Twins assistant General Manager Rob Antony knows the contract shows just strongly the Twins feel about Hughes rediscovering his winning ways.
“We believed he was going to be a good pitcher,” Antony said. “and we weren’t interested in signing him for one year where he could prove he could pitch and then go sign somewhere else next year.”
There were 142 home runs hit in Target Field last season, 74 by opponents. That was 1.75 a game, the second-fewest in the American League.
There were 167 homers hit in Yankee Stadium last season, the sixth most in the AL. Righthander Mike Pelfrey has joked, “Sometimes you have to hit it twice to get it out of Target Field.”
Target Field might be a better fit for Hughes, historically a fly-ball pitcher. But he knows he has to work on his game, too. He has decided to junk his slider and work on sharpening his curveball and cut fastball. Beware: Hughes is a professional tinkerer. A recent story on Baseball Prospectus’ website counts this decision as the 10th time Hughes has activated or deactivated a pitch in his career.

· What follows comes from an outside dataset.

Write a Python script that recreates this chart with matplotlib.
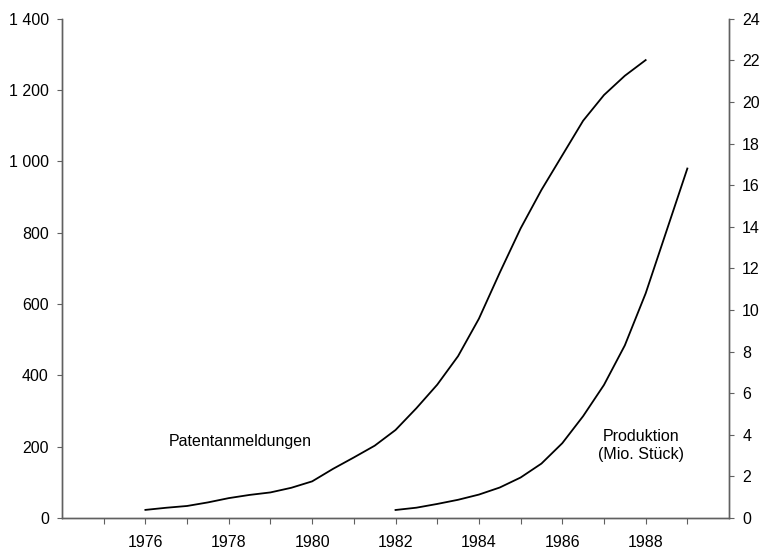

Health could factor in as well. Hughes was hampered by a sore back last year during spring training and felt he never got his legs under him. He is fully healthy this spring and has looked sharp in two starts, including three scoreless innings against Toronto on Saturday in Dunedin.
“Last year I think I got caught up in making too many adjustments,” Hughes said. “That wasn’t me. I felt like I was constantly trying to figure something out on the fly. But right now I feel like I’m pretty close as far what I want to do going into the season. If I can command both sides of the plate with my fastball and use my curveball that is who I am. So that is what I’m trying to get back to.”
Hughes warned fans of what’s coming on Jan. 23 when he appeared at the Diamond Awards at Target Field and said, “Sometimes you miss bats… and sometimes it gets hit a long ways!”
The crowd roared at the self-deprecating humor, which might not go over as well in New York.
Hughes, from Mission, Viejo, Calif., also is a hockey fan, watching Anaheim Ducks games as a youth then Tampa Bay Lightning games while training with the Yankees in Tampa. Now he’s looking forward to checking out Wild games.
Just one more reason to believe he will be a good fit with his new club.
“I think all the things they look for in a player, when they bring guys into the clubhouse, he’s met all those qualifications,” Perkins said. “We’ve been here for 3½ weeks and he fits in here like he’s been here for six years.”